Halachah Has Its Ups and Downs
09/30/2009 - 23:00
Anonymous

Thursday, October 1st, 2009

A group of haredi rabbis in Israe last week evidently ruled that the “Shabbat elevators” in use at many hotels and other public places in Israel and elsewhere actually violate Shabbat. The elevators are programmed to automatically stop either at every floor, or every other floor in larger buildings, to allow users to ascend or descend without pushing buttons. Because of all the stops, riding a Shabbat elevator doesn’t save much time, especially if you’re headed for a high floor, but it can be a great benefit to the elderly or infirm or those returning from long walks.

 

Muqata has a well-detailed post on the ban and the rabbis involved. It does seem to be consistent with conventional halacha since we are not allowed to hop on or off a bus or train on Shabbat, in spite of the fact that they, like the elevators, are continuing along a pre-set course regardless of our ridership.

 

On the other hand, the elevator is different because there is no driver or operator, and machines are not required to observe Shabbat (or else we couldn’t set our air conditioner timers or TIVO a Yankee game).

 

There will surely be rabbis who will disgree with this ban, which points to the fluidity of halacha and the importance of either self-study or reliance on a trustworthy, learned decisor. What’s strange about this ban is that Shabbos elevators are far from new on the scene. As they say in Israel, Mah Pitom?

 

This reminds me of the ever-increasing standards of kashrut among New York restaurants, where once kosher was enough, then glatt was required, followed by the emergence of terms like chalav Yisroel, pas Yisraol, kemach yoshon and bodek.

 

When we try to increase observance of halacha, particulalry Shabbat, care should be given to avoid forbidding that which has already taken hold in modern life, when there was ample opportunity to ban it at the outset.
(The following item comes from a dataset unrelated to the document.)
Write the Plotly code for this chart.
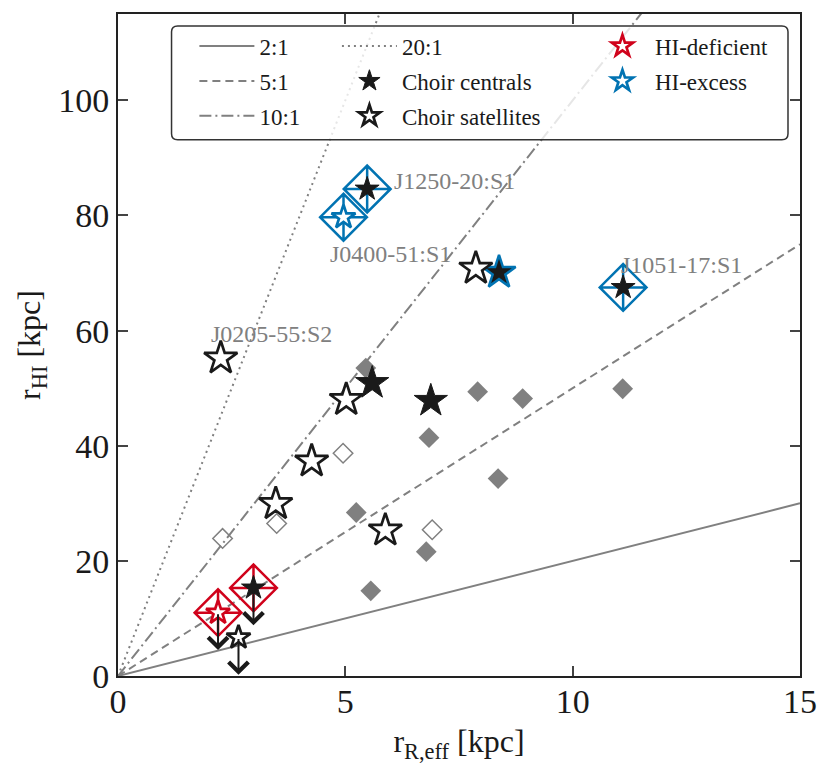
import plotly.graph_objects as go

# Choir galaxies: effective radius (kpc) vs HI radius (kpc)
NAMES = ["J1250-20:S1", "J0400-51:S1", "J1051-17:S1", "", "", "J0205-55:S2", "", "",
         "", "", "", "", "", "", ""]
R_EFF = [5.48, 4.96, 11.11, 8.38, 7.87, 2.26, 5.59, 6.88, 5.02, 4.26, 3.47, 5.88, 2.98, 2.20, 2.65]
R_HI = [84.6, 79.7, 67.5, 70.1, 70.8, 55.2, 50.9, 47.8, 48.0, 37.3, 29.9, 25.3, 15.3, 11.0, 6.7]
KIND = ["central", "satellite", "central", "central", "satellite", "satellite", "central", "central",
        "satellite", "satellite", "satellite", "satellite", "central", "satellite", "satellite"]
HI_STATE = ["normal", "excess", "normal", "excess", "normal", "normal", "normal", "normal",
            "normal", "normal", "normal", "normal", "normal", "deficient", "normal"]
HIGHLIGHT = ["excess", "excess", "excess", "", "", "", "", "",
             "", "", "", "", "deficient", "deficient", ""]
UPLIM = [False, False, False, False, False, False, False, False,
         False, False, False, False, True, True, True]

# comparison sample
CMP_FILLED_X = [5.45, 7.91, 8.90, 11.10, 6.84, 8.36, 5.24, 6.78, 5.56]
CMP_FILLED_Y = [53.5, 49.4, 48.2, 49.9, 41.4, 34.3, 28.4, 21.6, 14.8]
CMP_OPEN_X = [2.30, 3.49, 4.95, 6.91]
CMP_OPEN_Y = [23.9, 26.5, 38.7, 25.4]

RATIOS = [2, 5, 10, 20]
RATIO_DASH = {2: "solid", 5: "8px,5px", 10: "12px,4px,2px,4px", 20: "2px,4px"}

X_MAX = 15
Y_MAX = 115
LIMIT_LEN = 6.5

RED = "#d0021b"
BLUE = "#0173b2"
GREY = "#808080"
INK = "#1a1a1a"
FONT = "Liberation Serif"

EDGE = {"normal": INK, "excess": BLUE, "deficient": RED}

fig = go.Figure()

# constant ratio lines
for r in RATIOS:
    fig.add_trace(go.Scatter(
        x=[0, X_MAX], y=[0, r * X_MAX], mode="lines", name="%d:1" % r,
        line=dict(color=GREY, width=2, dash=RATIO_DASH[r]),
        legend="legend" if r in (2, 5, 10) else "legend2", legendgroup="%d:1" % r,
        hoverinfo="skip"))

fig.add_trace(go.Scatter(
    x=CMP_FILLED_X, y=CMP_FILLED_Y, mode="markers", showlegend=False,
    marker=dict(symbol="diamond", size=16, color=GREY, opacity=1, line=dict(width=0))))
fig.add_trace(go.Scatter(
    x=CMP_OPEN_X, y=CMP_OPEN_Y, mode="markers", showlegend=False,
    marker=dict(symbol="diamond-open", size=15, color=GREY, opacity=1, line=dict(width=1.5))))

# highlight diamonds
for state, col in [("excess", BLUE), ("deficient", RED)]:
    idx = [i for i in range(len(R_EFF)) if HIGHLIGHT[i] == state]
    fig.add_trace(go.Scatter(
        x=[R_EFF[i] for i in idx], y=[R_HI[i] for i in idx], mode="markers",
        showlegend=False, cliponaxis=False,
        marker=dict(symbol="diamond-cross-open", size=36, color=col, opacity=1,
                    line=dict(width=2.5))))

# stars
groups = [
    ("central", "normal", "Choir centrals", "legend2"),
    ("central", "excess", None, None),
    ("satellite", "normal", "Choir satellites", "legend2"),
    ("satellite", "deficient", "HI-deficient", "legend3"),
    ("satellite", "excess", "HI-excess", "legend3"),
]
for kind, state, name, leg in groups:
    idx = [i for i in range(len(R_EFF)) if KIND[i] == kind and HI_STATE[i] == state]
    sizes = [18 if (HIGHLIGHT[i] or UPLIM[i]) else 25 for i in idx]
    if kind == "central":
        mk = dict(symbol="star", size=sizes, color=INK, opacity=1,
                  line=dict(color=EDGE[state], width=1 if state == "normal" else 2.5))
    else:
        mk = dict(symbol="star", size=sizes, color="white", opacity=1,
                  line=dict(color=EDGE[state], width=2.7))
    fig.add_trace(go.Scatter(
        x=[R_EFF[i] for i in idx], y=[R_HI[i] for i in idx], mode="markers",
        name=name, showlegend=name is not None, legend=leg, legendgroup=name,
        marker=mk, cliponaxis=False))

# upper limits
for i in range(len(R_EFF)):
    if UPLIM[i]:
        fig.add_annotation(x=R_EFF[i], y=R_HI[i] - LIMIT_LEN, ax=R_EFF[i], ay=R_HI[i],
                           xref="x", yref="y", axref="x", ayref="y", text="",
                           showarrow=True, arrowhead=4, arrowsize=1.9, arrowwidth=2,
                           arrowcolor=INK)

# labels
LABEL_SHIFT = {"J1250-20:S1": (25, 8), "J0400-51:S1": (-16, -37),
               "J1051-17:S1": (-4, 22), "J0205-55:S2": (-12, 24)}
for i, n in enumerate(NAMES):
    if n:
        dx, dy = LABEL_SHIFT[n]
        fig.add_annotation(x=R_EFF[i], y=R_HI[i], text=n, showarrow=False,
                           xanchor="left", yanchor="middle", xshift=dx, yshift=dy,
                           font=dict(family=FONT, size=24, color=GREY))

# legend frame
x0, x1, y0, y1 = 0.0785, 0.9824, 0.810, 0.982
rx, ry = 0.009, 0.009
path = ("M %f,%f L %f,%f Q %f,%f %f,%f L %f,%f Q %f,%f %f,%f L %f,%f Q %f,%f %f,%f "
        "L %f,%f Q %f,%f %f,%f Z") % (
    x0 + rx, y0, x1 - rx, y0, x1, y0, x1, y0 + ry, x1, y1 - ry, x1, y1, x1 - rx, y1,
    x0 + rx, y1, x0, y1, x0, y1 - ry, x0, y0 + ry, x0, y0, x0 + rx, y0)
fig.add_shape(type="path", path=path, xref="paper", yref="paper",
              fillcolor="rgba(255,255,255,0.8)", line=dict(color="#333333", width=1.5),
              layer="above")

leg_common = dict(bgcolor="rgba(0,0,0,0)", borderwidth=0, yanchor="top", xanchor="left",
                  font=dict(family=FONT, size=23, color=INK), tracegroupgap=2,
                  itemwidth=55)
# the page body adds an 8px offset, so margins are shifted to compensate
fig.update_layout(
    width=831, height=775,
    margin=dict(l=110, r=39, t=4, b=107),
    paper_bgcolor="white", plot_bgcolor="white",
    font=dict(family=FONT, color=INK),
    legend=dict(x=0.112, y=0.984, **leg_common),
    legend2=dict(x=0.321, y=0.984, **leg_common),
    legend3=dict(x=0.692, y=0.984, **leg_common),
    xaxis=dict(range=[0, X_MAX], tickvals=[0, 5, 10, 15], ticks="inside", ticklen=10,
               tickwidth=1.5, mirror="ticks", showline=True, linecolor="#222222",
               linewidth=2, showgrid=False, zeroline=False,
               ticklabelstandoff=-6,
               tickfont=dict(family=FONT, size=34),
               title=dict(text="r<sub>R,eff</sub> [kpc]", font=dict(family=FONT, size=32),
                          standoff=11)),
    yaxis=dict(range=[0, Y_MAX], tickvals=[0, 20, 40, 60, 80, 100], ticks="inside",
               ticklen=10, tickwidth=1.5, mirror="ticks", showline=True,
               linecolor="#222222", linewidth=2, showgrid=False, zeroline=False,
               tickfont=dict(family=FONT, size=34),
               title=dict(text="r<sub>HI</sub> [kpc]", font=dict(family=FONT, size=32),
                          standoff=8)),
)

fig.write_html("out.html")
Adding new rigors only fuels cynicism.

 

For example, check out one of the commenters on Muqata’s post about the ban, who says, in part:

 

I’m guessing that in a few months someone will design a “new” Shabbat Elevator which is permissible by these Rabbis, and for a “moderate” fee will be prepared to install it (together with appropriate certification) in every Hotel in Israel.